While Cr. Black may share the sentiment of high profile anti-gambling campaigner, Tim Costello, that ‘the weight of consumer choice and individual sovereignty has been grossly overstated in relation to gambling', there is actually something incredibly patronising in the assumption of the anti-pokies activists that anyone playing a machine is self-evidently a dupe or a fool.

There is also a degree of latent sexism in the attacks on poker machines. Women were often excluded from traditional forms of gambling, whether in the all-male gentlemen's clubs of the elites, or in the all-male working class public bar where the SPs operated. Even today, they make up a very small percentage of the clientele in the local TAB. Yet, women are a key demographic user of pokies, enjoying not only the form of gambling, but the safe customer-friendly environment of most club and pub gaming rooms. For years, feminists saw gambling as part of a patriarchal society; now women have access to a form of gambling more of them enjoy that is apparently bad too.

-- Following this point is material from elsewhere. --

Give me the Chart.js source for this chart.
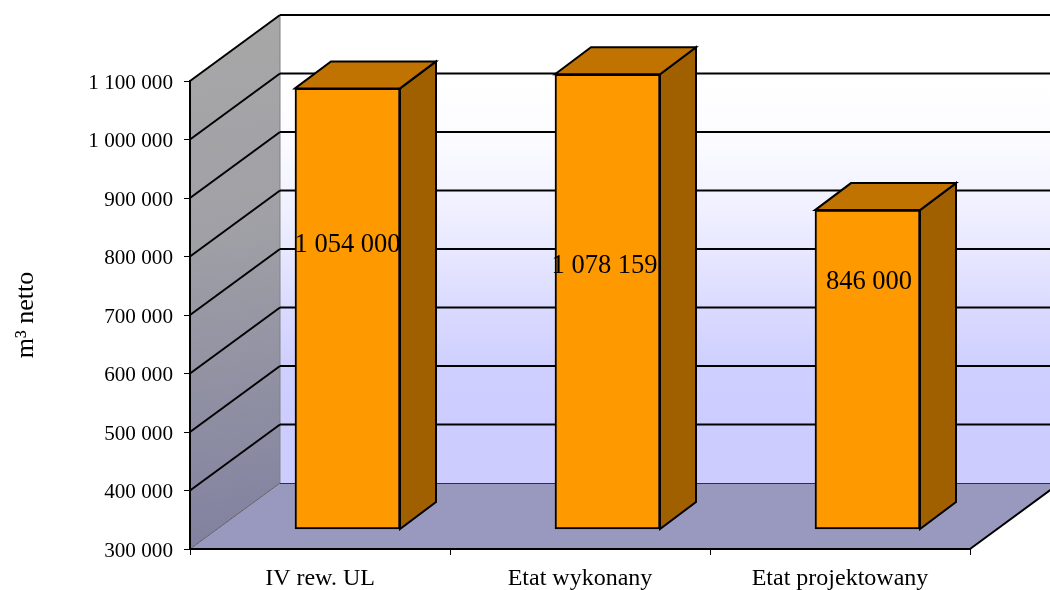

Poker machines, like so many products in the community, carry a risk of harm which should be addressed. However, the fact that a product carries a risk if misused is not a reason to prevent the vast majority of people who use it responsibility from having access.

Further, the new restrictions are often arbitrary. At least with the list of sins in Dunstan's book you always knew where you stood. In contrast, in the world of the new ‘wowserism', the citizen becomes subject to the latest capricious actions of government, inspired by so-called public health experts.

Whether it is alcohol, gambling, unhealthy food or access to the internet the growing coalition of academics, activists, local councillors and Rudd Government ministers are all keen to remove choice from the individual and instead create a society where ‘experts' determine how we live our lives.

They may deny that they are ‘wowsers', but it is hard to escape the conclusion that they are.